The looming threat of inflation could cast a shadow on your plan for retirement. As the costs of daily necessities increase, you may worry about the value of your retirement savings or even making ends meet today.
Saving for retirement is crucial even during inflation. Fortunately, the following steps could help your retirement investments weather changing economic conditions.
Avoid acting out of fear
When you notice your retirement savings shrinking as inflation rises, your first response may be to panic. However, panicking could drive you to make impulsive decisions that hurt your retirement savings in the long run.
Inflation may tempt you to sell stocks or cash out your 401(k) for some extra cash. On the other hand, you may look for riskier investments with a significant potential payoff. As the economy recovers and inflation normalizes, those decisions could damage your financial future and make it harder to retire in the long term. On the other hand, even during uncertain times, you can continue working toward a comfortable retirement by making thoughtful financial decisions.
Continue contributing to your retirement
Inflation makes your retirement contributions all the more critical. As the cost-of-living increases, you’ll need more savings to meet your needs after you retire. Consistency is key, even if your dollar seems to make less of an impact during periods of economic inflation. Over time, even modest contributions could still grow into a substantial nest egg.
During periods of high inflation, you may also want to minimize your spending to invest more in your future financial security. You may even want to increase your investments in assets that have historically performed well in high-inflation environments to boost your retirement savings further.
Diversify your portfolio
To safeguard your retirement against inflation, you may want to reassess your investment portfolio. If most of your retirement savings depend on one type of investment, your retirement funds may be left vulnerable to market changes. Instead of making risky investments in hopes of achieving a major payout, consider some notably stable options.
“Defensive stocks” tend to perform well during periods of economic volatility because they include expenses people usually can’t skimp on, even when their budgets are tight. Some defensive stock options include utilities, healthcare, and food. You could balance those out with some faster-growing investments, like tech. However, when it comes to inflation-proofing your savings, opt for reliability over flashiness.
Work with a trusted advisor
Planning for retirement can be overwhelming, especially when considering the potential impact of inflation on your savings. That’s where a trusted financial advisor can come in handy.

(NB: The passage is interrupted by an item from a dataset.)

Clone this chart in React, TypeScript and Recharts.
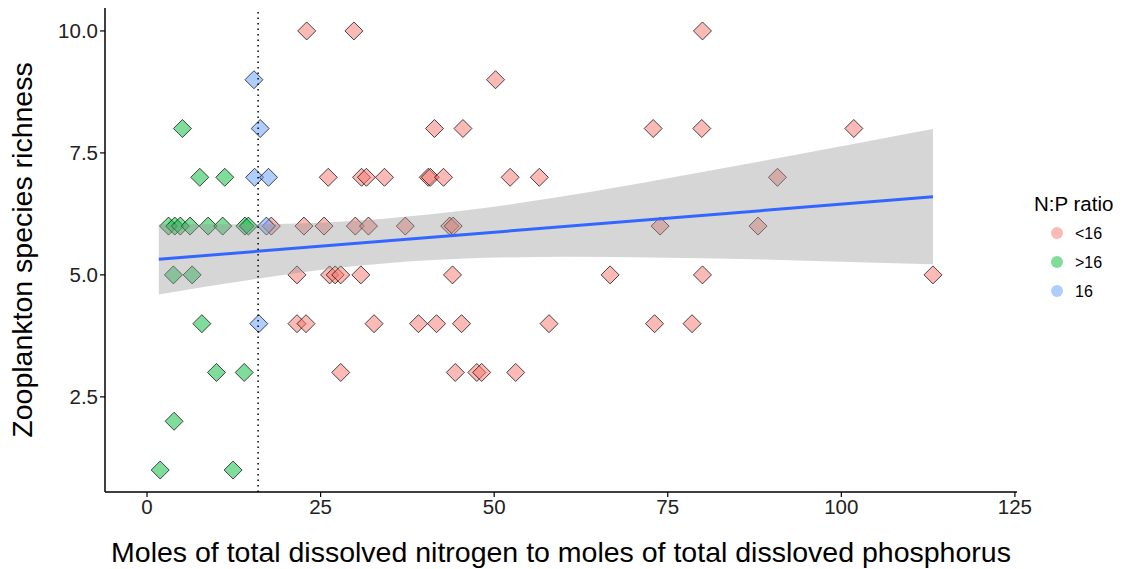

By working with an experienced professional, you can gain access to tools and insights that can help you navigate the complexities of inflation and protect your retirement savings.
Whether diversifying your investments, adjusting your portfolio to account for changing market conditions, or providing invaluable advice and guidance, a financial advisor can be a valuable ally in your retirement planning journey.
The bottom line
Retirement investments can be complicated even in the best of times, let alone during inflation. Still, panicked investment choices could lead to costly mistakes.
Instead, focus on investing in your retirement as you normally would. Developing a diversified portfolio with reliable investments could mitigate risk and generate better returns. And don’t forget that working with a trusted advisor or financial professional throughout the process can help ensure you remain well-informed and don’t miss any opportunities.
With these tips in mind, your retirement investments could stay in good condition regardless of the economy.